BIM Clash Detection: What Is It, & How it Works

Here’s something that surprises a lot of clients: almost every project we run clash detection on throws up a clash of some kind. Not occasionally. Almost every single one.

Sometimes it’s minor. Sometimes it’s the kind of thing that, if it slipped through, would cost you a fortune to put right on site.

That’s the whole point of BIM clash detection. You find the conflicts on a screen, while they’re still cheap to fix, instead of finding them with a drill and an angry site manager.

I’m Graham King, Managing Director of Terrain Surveys. We’ve been carrying out surveys across England and Wales since 2004, and clash detection has become a core part of the work we do for clients. So let me walk you through how it actually works, what we catch most often, and where projects go wrong.

What is BIM clash detection?

BIM clash detection is the process of scanning a combined 3D model to find where elements collide or interfere with each other before anything gets built.

You take the different discipline models (structural, architectural, mechanical, electrical and plumbing) and merge them into one federated model. Then software checks for conflicts.

There are three types worth knowing:

• Hard clash. Two things physically occupy the same space. A duct running straight through a structural beam, for example.
• Soft clash. Nothing physically touches, but a clearance or access rule is broken. A valve with no room to reach it for maintenance.
• Workflow clash. A scheduling conflict. Two trades booked into the same space at the same time.

Hard clashes are the obvious ones. The soft and workflow clashes are where experience earns its keep, because they’re the ones people miss.

Why catching clashes early matters so much

Rework is one of the quiet killers of construction budgets.

The scale of the problem is significant. Research consistently puts the cost of rework at a substantial slice of total project cost, and on a large scheme that’s not a rounding error. That’s real money, most of it preventable.

Here’s the thing about construction verification work in particular: the tolerances are tight. On some elements of structural framing the tolerance is often just 5mm.

That sounds generous until you realise any error compounds. A few millimetres out at the frame can throw off everything that follows.

So when we catch a problem soon after the element causing it has been installed, whether that’s a structural member or a run of services, it can be put right on site or corrected in the design model before it snowballs. Catch it late and it can prove costly in both time and money.

The clashes we catch most often

It depends on the type of survey, but there are clear patterns.

On as-built models

The most common culprit is MEP (mechanical, electrical and plumbing) services. We regularly find them clashing with builders’ work holes that are in the wrong place, or running into beams and columns that were incorrect or missing from the previous drawings altogether.

The other frequent one is geometry that simply isn’t true. Walls, columns and beams that aren’t straight, either in plan or vertically.

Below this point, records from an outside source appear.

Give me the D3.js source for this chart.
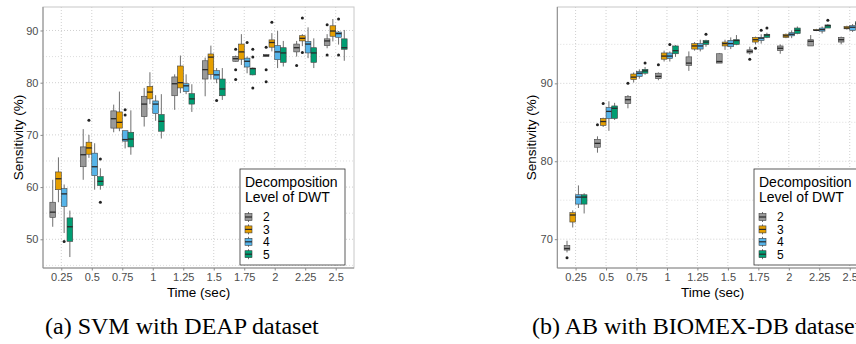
<!DOCTYPE html>
<html><head><meta charset="utf-8">
<script src="https://cdn.jsdelivr.net/npm/d3@7"></script>
<style>body{margin:0;background:#fff}svg{display:block}</style>
</head><body>
<script>
const times = ["0.25","0.5","0.75","1","1.25","1.5","1.75","2","2.25","2.5"];
const levels = ["2","3","4","5"];
const levelColors = ["#999999","#E69F00","#56B4E9","#009E73"];

// (a) SVM with DEAP: [lower whisker, Q1, median, Q3, upper whisker] per time
const deapL2 = [[52.4,54.2,55.2,57.1,61.4],[61.4,63.9,66.2,67.7,71.1],[70.5,71.3,73.1,74.6,75.8],[71.6,73.5,75.9,77.4,79.0],[74.8,77.5,79.8,81.1,81.6],[77.4,80.7,82.5,84.2,84.8],[84.0,84.1,84.6,85.0,85.2],[85.0,85.0,85.2,85.4,85.5],[85.0,85.9,86.7,87.4,88.0],[86.6,87.1,88.0,88.4,89.3]];
const deapL3 = [[57.1,59.5,61.6,62.9,65.7],[65.6,66.3,67.5,68.6,70.0],[70.7,71.3,72.4,74.4,78.3],[75.9,76.9,78.2,79.3,82.0],[78.0,79.0,80.0,83.2,85.2],[80.6,81.6,84.9,85.5,87.1],[83.4,84.5,85.9,87.4,89.3],[86.0,86.8,87.7,88.2,89.5],[87.0,88.0,88.5,89.0,89.3],[87.9,88.9,89.9,90.9,92.2]];
const deapL4 = [[51.2,56.3,58.7,59.7,60.5],[59.5,62.2,63.9,66.5,68.4],[67.4,68.8,69.1,70.8,70.8],[72.7,74.1,75.9,76.5,77.6],[77.8,78.3,79.4,79.8,81.6],[79.9,80.7,81.5,82.3,82.8],[81.8,83.0,84.1,84.7,85.0],[82.8,84.4,85.9,87.1,89.9],[84.7,85.7,87.4,87.9,90.6],[87.3,88.7,89.4,89.7,89.9]];
const deapL5 = [[46.6,49.6,52.4,54.1,55.5],[59.5,60.3,61.1,62.0,63.6],[66.2,67.7,69.2,70.5,74.7],[69.3,70.7,72.6,73.9,77.8],[74.4,75.9,76.9,77.9,79.7],[76.7,77.5,78.8,80.7,82.8],[81.4,81.5,82.7,82.8,82.9],[83.1,83.9,85.7,86.7,88.0],[82.8,83.9,85.7,86.7,88.5],[84.2,86.4,86.7,88.4,90.1]];
const deapOut2 = [[],[],[],[],[],[],[86.4,82.5,80.6],[86.8,82.5,80.2],[83.3],[91.1,85.3]];
const deapOut3 = [[],[72.8],[],[],[],[],[],[91.6],[92.4,85.8],[]];
const deapOut4 = [[49.6],[],[74.8,73.8],[],[],[76.6],[87.7],[],[],[92.2,85.3]];
const deapOut5 = [[],[65.4,57.1],[],[],[],[],[86.4,84.9,79.0],[],[],[]];

// (b) AB with BIOMEX-DB
const bioL2 = [[68.3,68.6,68.8,69.2,69.8],[81.1,81.8,82.3,82.8,83.2],[86.8,87.4,87.9,88.3,88.5],[90.4,90.6,90.9,91.3,91.4],[91.6,92.3,92.6,93.4,94.1],[92.6,92.6,92.8,93.8,93.9],[93.7,93.9,94.1,94.3,94.7],[93.8,94.2,94.5,94.8,95.0],[94.8,94.8,95.4,95.6,96.2],[95.0,95.3,95.6,95.9,96.0]];
const bioL3 = [[71.5,72.2,73.1,73.4,73.7],[84.4,84.6,85.1,85.5,85.6],[90.1,90.5,90.8,91.2,91.4],[92.8,93.1,93.5,93.9,94.2],[94.2,94.4,94.8,95.1,95.3],[94.3,94.8,95.1,95.3,95.6],[95.0,95.3,95.6,95.9,96.0],[95.8,95.9,96.1,96.3,96.4],[96.7,96.8,96.8,96.9,97.0],[96.9,97.0,97.1,97.3,97.4]];
const bioL4 = [[74.0,74.5,75.4,75.7,76.9],[83.9,85.5,86.4,86.9,87.7],[90.6,90.9,91.3,91.5,91.8],[92.8,93.2,93.5,93.9,94.1],[94.1,94.4,94.8,95.1,95.6],[94.4,94.7,95.1,95.5,95.9],[95.1,95.5,95.8,95.9,96.3],[95.8,96.1,96.3,96.5,96.8],[96.4,96.7,96.9,97.1,97.3],[96.6,96.8,97.2,97.4,97.6]];
const bioL5 = [[73.3,74.5,75.4,75.7,75.9],[85.3,85.5,86.8,87.1,87.5],[91.1,91.3,91.6,91.8,92.1],[93.4,93.8,94.2,94.8,94.9],[94.7,95.0,95.3,95.5,95.6],[94.9,95.0,95.5,95.6,96.2],[95.8,95.9,96.2,96.3,96.5],[96.3,96.4,96.8,97.1,97.3],[97.1,97.1,97.4,97.5,97.6],[97.3,97.5,97.7,97.9,98.2]];
const bioOut2 = [[67.6],[84.7],[90.0],[92.4],[],[],[93.1],[],[],[]];
const bioOut3 = [[],[87.4],[],[],[],[],[94.5],[],[],[]];
const bioOut4 = [[],[],[],[95.0],[],[],[96.8],[],[],[]];
const bioOut5 = [[],[],[92.6],[],[96.3],[],[97.1],[],[98.1],[]];

const deapMajor = [50,60,70,80,90], deapMinor = [45,55,65,75,85];
const bioMajor = [70,80,90], bioMinor = [75,85,95];
const captions = ["(a) SVM with DEAP dataset", "(b) AB with BIOMEX-DB dataset"];

const W = 856, H = 344;
const svg = d3.select("body").append("svg").attr("width", W).attr("height", H)
  .style("font-family", "'Liberation Sans', Arial, sans-serif");

function drawPanel(cfg) {
  const g = svg.append("g");
  const x = d3.scalePoint().domain(times).range([cfg.x0, cfg.x1]).padding(0.6);
  const step = x.step();
  const dodge = d3.scaleBand().domain(levels).range([-0.375 * step, 0.375 * step]).padding(0);
  const y = d3.scaleLinear().domain(cfg.domain).range([cfg.y1, cfg.y0]);

  // gridlines
  const grid = g.append("g").attr("stroke", "#c4c4c4").attr("stroke-dasharray", "1,2").attr("stroke-width", 0.8);
  grid.selectAll(".hmin").data(cfg.minor).join("line")
    .attr("x1", cfg.x0).attr("x2", cfg.x1).attr("y1", d => y(d)).attr("y2", d => y(d)).attr("stroke","#d6d6d6");
  grid.selectAll(".hmaj").data(cfg.major).join("line")
    .attr("x1", cfg.x0).attr("x2", cfg.x1).attr("y1", d => y(d)).attr("y2", d => y(d));
  grid.selectAll(".v").data(times).join("line")
    .attr("x1", d => x(d)).attr("x2", d => x(d)).attr("y1", cfg.y0).attr("y2", cfg.y1);

  // boxes
  const series = levels.map((lv, i) => ({lv, color: levelColors[i], stats: cfg.stats[i], out: cfg.outs[i]}));
  series.forEach(s => {
    const bw = dodge.bandwidth();
    s.stats.forEach((st, ti) => {
      const cx = x(times[ti]) + dodge(s.lv) + bw / 2;
      const bg = g.append("g");
      bg.append("line").attr("x1", cx).attr("x2", cx).attr("y1", y(st[4])).attr("y2", y(st[3]))
        .attr("stroke", "#4a4a4a").attr("stroke-width", 0.8);
      bg.append("line").attr("x1", cx).attr("x2", cx).attr("y1", y(st[1])).attr("y2", y(st[0]))
        .attr("stroke", "#4a4a4a").attr("stroke-width", 0.8);
      bg.append("rect").attr("x", cx - bw / 2).attr("width", bw)
        .attr("y", y(st[3])).attr("height", Math.max(0.8, y(st[1]) - y(st[3])))
        .attr("fill", s.color).attr("stroke", "#404040").attr("stroke-width", 0.6);
      bg.append("line").attr("x1", cx - bw / 2).attr("x2", cx + bw / 2).attr("y1", y(st[2])).attr("y2", y(st[2]))
        .attr("stroke", "#2a2a2a").attr("stroke-width", 1.3);
      s.out[ti].forEach(o => {
        bg.append("circle").attr("cx", cx).attr("cy", y(o)).attr("r", 1.5).attr("fill", "#222");
      });
    });
  });

  // panel border
  g.append("rect").attr("x", cfg.x0).attr("y", cfg.y0).attr("width", cfg.x1 - cfg.x0).attr("height", cfg.y1 - cfg.y0)
    .attr("fill", "none").attr("stroke", "#c8c8c8").attr("stroke-width", 1);
  g.append("line").attr("x1", cfg.x0).attr("x2", cfg.x0).attr("y1", cfg.y0).attr("y2", cfg.y1).attr("stroke", "#8a8a8a");
  g.append("line").attr("x1", cfg.x0).attr("x2", cfg.x1).attr("y1", cfg.y1).attr("y2", cfg.y1).attr("stroke", "#8a8a8a");

  // axes
  const ya = g.append("g").attr("transform", `translate(${cfg.x0},0)`)
    .call(d3.axisLeft(y).tickValues(cfg.major).tickSize(2.5).tickPadding(2).tickFormat(d3.format("d")));
  ya.select(".domain").remove();
  ya.selectAll("line").attr("stroke", "#8a8a8a");
  ya.selectAll("text").attr("fill", "#4d4d4d").style("font-size", "11px").style("font-family", "'Liberation Sans', Arial, sans-serif");

  const xa = g.append("g").attr("transform", `translate(0,${cfg.y1})`)
    .call(d3.axisBottom(x).tickSize(2.5).tickPadding(3));
  xa.select(".domain").remove();
  xa.selectAll("line").attr("stroke", "#8a8a8a");
  xa.selectAll("text").attr("fill", "#4d4d4d").style("font-size", "11px").style("font-family", "'Liberation Sans', Arial, sans-serif");

  // axis titles
  g.append("text").attr("transform", `translate(${cfg.yTitleX},${(cfg.y0 + cfg.y1) / 2}) rotate(-90)`)
    .attr("text-anchor", "middle").style("font-size", "13.5px").attr("fill", "#000").text("Sensitivity (%)");
  g.append("text").attr("x", (cfg.x0 + cfg.x1) / 2).attr("y", 297)
    .attr("text-anchor", "middle").style("font-size", "13.5px").attr("fill", "#000").text("Time (sec)");

  // legend
  const lx = cfg.x1 - 114, ly = 169;
  const lg = g.append("g").attr("transform", `translate(${lx},${ly})`);
  lg.append("rect").attr("x", 0).attr("y", 0).attr("width", 105).attr("height", 96)
    .attr("fill", "#fff").attr("stroke", "#333").attr("stroke-width", 0.8);
  lg.append("text").attr("x", 5).attr("y", 17.5).style("font-size", "14px").text("Decomposition");
  lg.append("text").attr("x", 5).attr("y", 32.5).style("font-size", "14px").text("Level of DWT");
  levels.forEach((lv, i) => {
    const cy = 48 + i * 12.4;
    const k = lg.append("g");
    k.append("line").attr("x1", 8.5).attr("x2", 8.5).attr("y1", cy - 5).attr("y2", cy + 5).attr("stroke", "#4a4a4a").attr("stroke-width", 0.8);
    k.append("rect").attr("x", 5).attr("y", cy - 3.5).attr("width", 7).attr("height", 7)
      .attr("fill", levelColors[i]).attr("stroke", "#404040").attr("stroke-width", 0.6);
    k.append("line").attr("x1", 5).attr("x2", 12).attr("y1", cy).attr("y2", cy).attr("stroke", "#2a2a2a").attr("stroke-width", 1.2);
    lg.append("text").attr("x", 23).attr("y", cy + 4.3).style("font-size", "12px").text(lv);
  });

  // caption
  svg.append("text").attr("x", cfg.capX).attr("y", 334)
    .style("font-family", "'Liberation Serif', 'Times New Roman', serif")
    .style("font-size", "24px").attr("fill", "#000").text(cfg.caption);
}

drawPanel({x0: 43, x1: 354, y0: 7, y1: 268, domain: [44.5, 94.5], major: deapMajor, minor: deapMinor,
  stats: [deapL2, deapL3, deapL4, deapL5], outs: [deapOut2, deapOut3, deapOut4, deapOut5], yTitleX: 23,
  caption: captions[0], capX: 45});
drawPanel({x0: 557.3, x1: 868, y0: 7, y1: 268, domain: [66.3, 99.8], major: bioMajor, minor: bioMinor,
  stats: [bioL2, bioL3, bioL4, bioL5], outs: [bioOut2, bioOut3, bioOut4, bioOut5], yTitleX: 536,
  caption: captions[1], capX: 532});
</script>
</body></html>
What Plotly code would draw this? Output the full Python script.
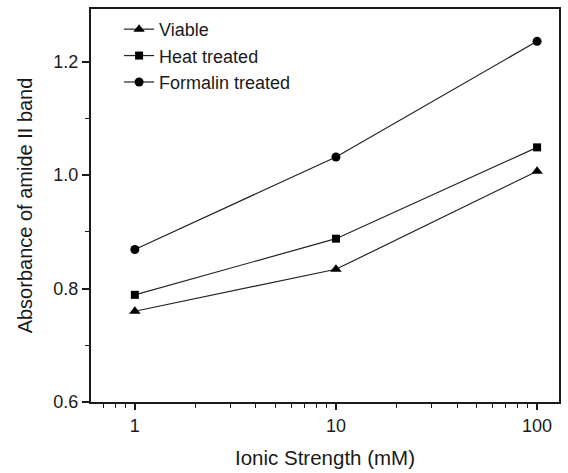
import plotly.graph_objects as go

ionic_strength = [1, 10, 100]
viable = [0.760, 0.834, 1.007]
heat_treated = [0.789, 0.888, 1.049]
formalin_treated = [0.869, 1.032, 1.236]

x_tick_vals = [1, 10, 100]
x_tick_text = ["1", "10", "100"]
y_tick_vals = [0.6, 0.8, 1.0, 1.2]
y_tick_text = ["0.6", "0.8", "1.0", "1.2"]

font_family = "Liberation Sans, Arial, sans-serif"
ink = "#1a1a1a"

fig = go.Figure()
series = [
    ("Viable", viable, "triangle-up", 10),
    ("Heat treated", heat_treated, "square", 8),
    ("Formalin treated", formalin_treated, "circle", 9),
]
for name, vals, sym, size in series:
    fig.add_trace(go.Scatter(
        x=ionic_strength, y=vals, name=name, mode="lines+markers",
        line=dict(color="#222222", width=1.2),
        marker=dict(symbol=sym, size=size, color="#000000"),
    ))

fig.update_layout(
    width=568, height=473,
    margin=dict(l=91, r=7, t=9, b=70),
    paper_bgcolor="white", plot_bgcolor="white",
    font=dict(family=font_family, size=18, color=ink),
    showlegend=True,
    legend=dict(x=0.06, y=0.995, xanchor="left", yanchor="top",
                bgcolor="rgba(0,0,0,0)", font=dict(size=18, color=ink),
                itemsizing="trace", tracegroupgap=0),
)
fig.update_xaxes(
    type="log", range=[-0.218, 2.109],
    tickvals=x_tick_vals, ticktext=x_tick_text,
    ticks="outside", ticklen=6, tickwidth=1.5, tickcolor=ink,
    showline=True, linewidth=2, linecolor=ink, mirror=True,
    showgrid=False, zeroline=False,
    minor=dict(ticks="outside", ticklen=4, tickwidth=1.2, tickcolor=ink, dtick="D1", showgrid=False),
    title=dict(text="Ionic Strength (mM)", font=dict(size=20.5), standoff=16),
    tickfont=dict(size=18),
)
fig.update_yaxes(
    range=[0.6, 1.293],
    tickvals=y_tick_vals, ticktext=y_tick_text,
    ticks="outside", ticklen=7, tickwidth=1.5, tickcolor=ink,
    showline=True, linewidth=2, linecolor=ink, mirror=True,
    showgrid=False, zeroline=False,
    minor=dict(ticks="outside", ticklen=4, tickwidth=1.2, tickcolor=ink, dtick=0.1, showgrid=False),
    title=dict(text="Absorbance of amide II band", font=dict(size=20), standoff=15),
    tickfont=dict(size=18),
)

fig.write_html("out.html")
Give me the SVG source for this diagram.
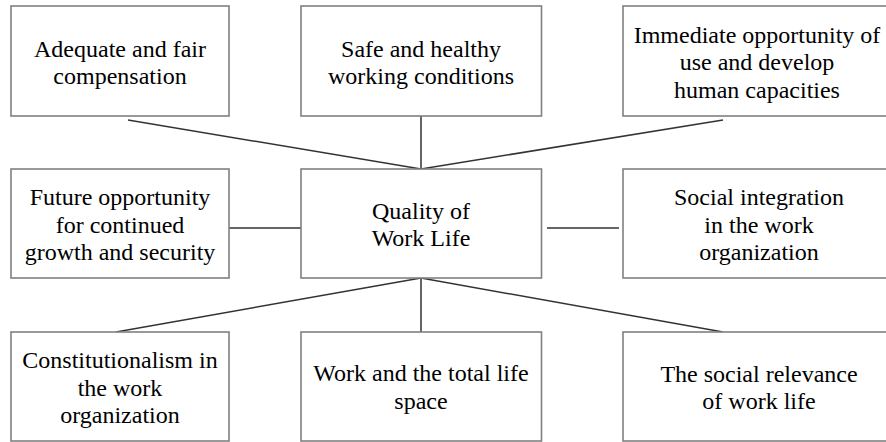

That happens more than you’d think on as-built surveys. The building rarely matches the drawing perfectly.

On construction verification surveys

Again, MEP leads the way. We often find the design model hasn’t been followed correctly during construction, so services clash with features and structure that changed somewhere between design and build.

Then there’s the structural framing, where some elements carry that low 5mm tolerance. Any error there needs flagging as soon as possible, because it can easily affect the rest of the build.

Finding both of these issues early is the entire value of the exercise.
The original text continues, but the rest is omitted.